TASK INSTRUCTIONS -> Drop every picture. Then return, exactly, the lines from the beginning of the listing below through the one containing "10.7, 12.6, 14.8, 17.1, 20.0]".

DATASET EXCERPT ->
☆ ☆ ☆ ☆ ☆

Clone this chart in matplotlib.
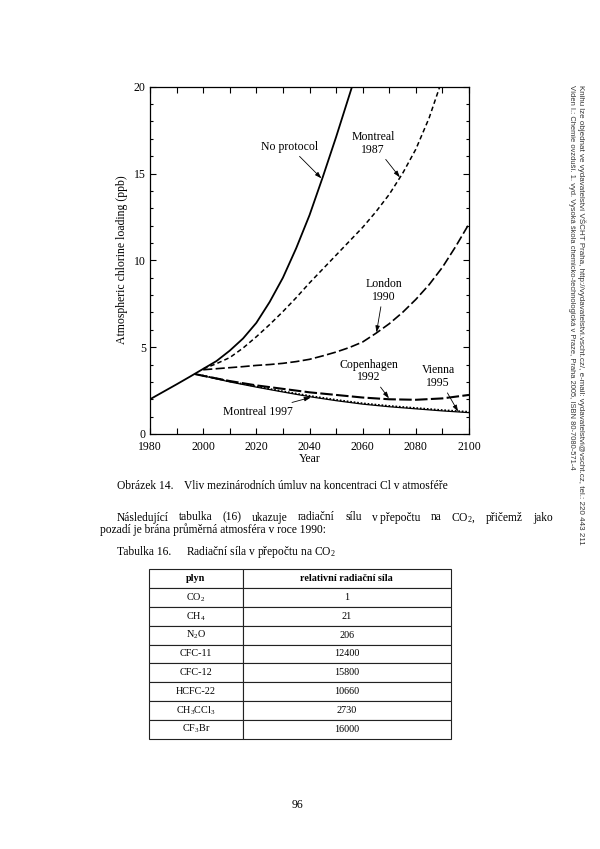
import matplotlib
matplotlib.use('Agg')
import matplotlib.pyplot as plt
from matplotlib.ticker import MultipleLocator

plt.rcParams['font.family'] = ['Liberation Serif', 'DejaVu Serif']
plt.rcParams['mathtext.fontset'] = 'custom'
plt.rcParams['mathtext.rm'] = 'Liberation Serif'
plt.rcParams['mathtext.it'] = 'Liberation Serif:italic'
plt.rcParams['mathtext.bf'] = 'Liberation Serif:bold'

# ---------------- data ----------------
years_np = [1980, 1985, 1990, 1995, 2000, 2005, 2010, 2015, 2020, 2025, 2030,
            2035, 2040, 2045, 2050, 2056]
no_protocol = [2.0, 2.43, 2.86, 3.3, 3.75, 4.2, 4.8, 5.5, 6.4, 7.6, 9.0,
               10.7, 12.6, 14.8, 17.1, 20.0]

years_m87 = [2000, 2005, 2010, 2015, 2020, 2025, 2030, 2035, 2040, 2045, 2050,
             2055, 2060, 2065, 2070, 2075, 2080, 2085, 2089]
montreal_1987 = [3.75, 4.05, 4.4, 4.95, 5.6, 6.3, 7.05, 7.85, 8.7, 9.5, 10.3,
                 11.1, 11.9, 12.8, 13.8, 15.0, 16.4, 18.2, 20.0]

years_l90 = [2000, 2005, 2010, 2015, 2020, 2025, 2030, 2035, 2040, 2045, 2050,
             2055, 2060, 2065, 2070, 2075, 2080, 2085, 2090, 2095, 2100]
london_1990 = [3.7, 3.76, 3.82, 3.88, 3.95, 4.0, 4.07, 4.17, 4.3, 4.5, 4.72,
               4.98, 5.3, 5.8, 6.35, 7.0, 7.75, 8.6, 9.6, 10.8, 12.1]

years_low = [1997, 2000, 2010, 2020, 2030, 2040, 2050, 2060, 2070, 2080, 2090, 2100]
copenhagen_1992 = [3.45, 3.35, 3.05, 2.8, 2.6, 2.4, 2.25, 2.1, 2.0, 1.97, 2.05, 2.25]
vienna_1995 = [3.45, 3.37, 3.03, 2.74, 2.46, 2.2, 1.97, 1.77, 1.62, 1.5, 1.38, 1.28]
montreal_1997 = [3.45, 3.35, 3.0, 2.7, 2.42, 2.15, 1.92, 1.72, 1.57, 1.45, 1.33, 1.23]

x_ticks = [1980, 2000, 2020, 2040, 2060, 2080, 2100]
y_ticks = [0, 5, 10, 15, 20]

caption = ['Obrázek 14.', 'Vliv mezinárodních úmluv na koncentraci Cl v atmosféře']
para_line1 = ['Následující', 'tabulka', '(16)', 'ukazuje', 'radiační', 'sílu',
              'v\u2009přepočtu', 'na', 'CO$_\\mathrm{2}$,', 'přičemž', 'jako']
para_line2 = 'pozadí je brána průměrná atmosféra v roce 1990:'
table_title = ['Tabulka 16.', 'Radiační síla v přepočtu na CO$_\\mathrm{2}$']
table_header = ['plyn', 'relativní radiační síla']
gases = ['CO$_\\mathrm{2}$', 'CH$_\\mathrm{4}$', 'N$_\\mathrm{2}$O', 'CFC-11', 'CFC-12',
         'HCFC-22', 'CH$_\\mathrm{3}$CCl$_\\mathrm{3}$', 'CF$_\\mathrm{3}$Br']
forcing = ['1', '21', '206', '12400', '15800', '10660', '2730', '16000']
side_lines = ['Víden I.: Chemie ovzduší. 1. vyd. Vysoká škola chemicko-technologická v Praze, '
              'Praha 2005, ISBN 80-7080-571-4',
              'Knihu lze objednat ve vydavatelství VŠCHT Praha, http://vydavatelstvi.vscht.cz/, '
              'e-mail: vydavatelstvi@vscht.cz, tel.: 220 443 211']
page_number = '96'

# ---------------- figure ----------------
W, H = 600, 849
fig = plt.figure(figsize=(6, 8.49), dpi=100)
renderer = fig.canvas.get_renderer()


def fx(px):
    return px / W


def fy(py):
    return 1 - py / H


ax = fig.add_axes([fx(150), fy(434), fx(469) - fx(150), fy(86.7) - fy(434)])
ax.plot(years_np, no_protocol, color='black', lw=1.3, solid_capstyle='butt')
ax.plot(years_m87, montreal_1987, color='black', lw=1.1, dashes=(3, 2))
ax.plot(years_l90, london_1990, color='black', lw=1.2, dashes=(5.5, 2))
ax.plot(years_low, copenhagen_1992, color='black', lw=1.5, dashes=(6, 1.6))
ax.plot(years_low, vienna_1995, color='black', lw=1.2, dashes=(1, 1.1))
ax.plot(years_low, montreal_1997, color='black', lw=0.9)

ax.set_xlim(1980, 2100)
ax.set_ylim(0, 20)
ax.set_xticks(x_ticks)
ax.set_yticks(y_ticks)
ax.xaxis.set_minor_locator(MultipleLocator(10))
ax.yaxis.set_minor_locator(MultipleLocator(1))
ax.tick_params(which='both', direction='in', top=True, right=True, width=0.8,
               labelsize=8.5, pad=3)
ax.tick_params(axis='x', which='major', pad=4.8)
ax.tick_params(which='major', length=4.5)
ax.tick_params(axis='x', which='minor', length=4)
ax.tick_params(axis='y', which='minor', length=2.5)
for s in ax.spines.values():
    s.set_linewidth(0.9)

ax.set_xlabel('Year', fontsize=8.5)
ax.xaxis.set_label_coords(0.5016, -0.056)
ax.set_ylabel('Atmospheric chlorine loading (ppb)', fontsize=8.5)
ax.yaxis.label.set_verticalalignment('center')
ax.yaxis.set_label_coords(-0.0887, 0.501)

arrow = dict(arrowstyle='-|>,head_length=0.45,head_width=0.15', color='black',
             lw=0.6, shrinkA=1, shrinkB=0)
labels = [
    ('No protocol', (2032.6, 16.55), (2044.5, 14.72)),
    ('Montreal\n1987', (2063.9, 16.74), (2074.0, 14.78)),
    ('London\n1990', (2067.9, 8.27), (2065.2, 5.85)),
    ('Copenhagen\n1992', (2062.2, 3.63), (2069.9, 2.05)),
    ('Vienna\n1995', (2088.4, 3.30), (2095.9, 1.29)),
    ('Montreal 1997', (2020.7, 1.29), (2040.5, 2.11)),
]
for txt, tpos, tip in labels:
    ax.annotate(txt, xy=tip, xytext=tpos, ha='center', va='center', fontsize=8.5,
                multialignment='center', linespacing=1.05, arrowprops=arrow)

# ---------------- page text ----------------
TS = 8.3
fig.text(fx(117), fy(489), caption[0], fontsize=TS, va='baseline')
fig.text(fx(184), fy(489), caption[1], fontsize=TS, va='baseline')

x0, x1 = 117, 553
words = [fig.text(0, fy(520.5), w, fontsize=TS, va='baseline', ha='left') for w in para_line1]
widths = [t.get_window_extent(renderer).width for t in words]
gap = (x1 - x0 - sum(widths)) / (len(words) - 1)
xp = x0
for t, w in zip(words, widths):
    t.set_x(fx(xp))
    xp += w + gap
fig.text(fx(100), fy(532.5), para_line2, fontsize=TS, va='baseline')

fig.text(fx(117), fy(555), table_title[0], fontsize=TS, va='baseline')
fig.text(fx(186), fy(555), table_title[1], fontsize=TS, va='baseline')

tax = fig.add_axes([fx(149), fy(738.5), fx(451) - fx(149), fy(569.5) - fy(738.5)])
tax.axis('off')
tbl = tax.table(cellText=[[g, v] for g, v in zip(gases, forcing)], colLabels=table_header,
                colWidths=[0.31, 0.69], bbox=[0, 0, 1, 1], cellLoc='center')
tbl.auto_set_font_size(False)
tbl.set_fontsize(7.3)
for (r, c), cell in tbl.get_celld().items():
    cell.set_linewidth(0.8)
    cell.set_edgecolor('#222222')
    if r == 0:
        cell.get_text().set_fontweight('bold')

fig.text(fx(297), fy(808), page_number, fontsize=8.5, ha='center', va='baseline')

# side imprint, sized so each line spans the same length as in the page
side_x = [572, 581.5]
side_len = [383, 462]
for xs, line, target in zip(side_x, side_lines, side_len):
    t = fig.text(fx(xs), fy(85), line, rotation=-90, ha='center', va='top',
                 fontsize=5.2, family=['Liberation Sans', 'DejaVu Sans'], color='#333333')
    h = t.get_window_extent(renderer).height
    t.set_fontsize(5.2 * target / h)

fig.savefig('out.png', dpi=100)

☆ ☆ ☆ ☆ ☆

OUTPUT FOR THIS EXERCISE ->
Clone this chart in matplotlib.
import matplotlib
matplotlib.use('Agg')
import matplotlib.pyplot as plt
from matplotlib.ticker import MultipleLocator

plt.rcParams['font.family'] = ['Liberation Serif', 'DejaVu Serif']
plt.rcParams['mathtext.fontset'] = 'custom'
plt.rcParams['mathtext.rm'] = 'Liberation Serif'
plt.rcParams['mathtext.it'] = 'Liberation Serif:italic'
plt.rcParams['mathtext.bf'] = 'Liberation Serif:bold'

# ---------------- data ----------------
years_np = [1980, 1985, 1990, 1995, 2000, 2005, 2010, 2015, 2020, 2025, 2030,
            2035, 2040, 2045, 2050, 2056]
no_protocol = [2.0, 2.43, 2.86, 3.3, 3.75, 4.2, 4.8, 5.5, 6.4, 7.6, 9.0,
               10.7, 12.6, 14.8, 17.1, 20.0]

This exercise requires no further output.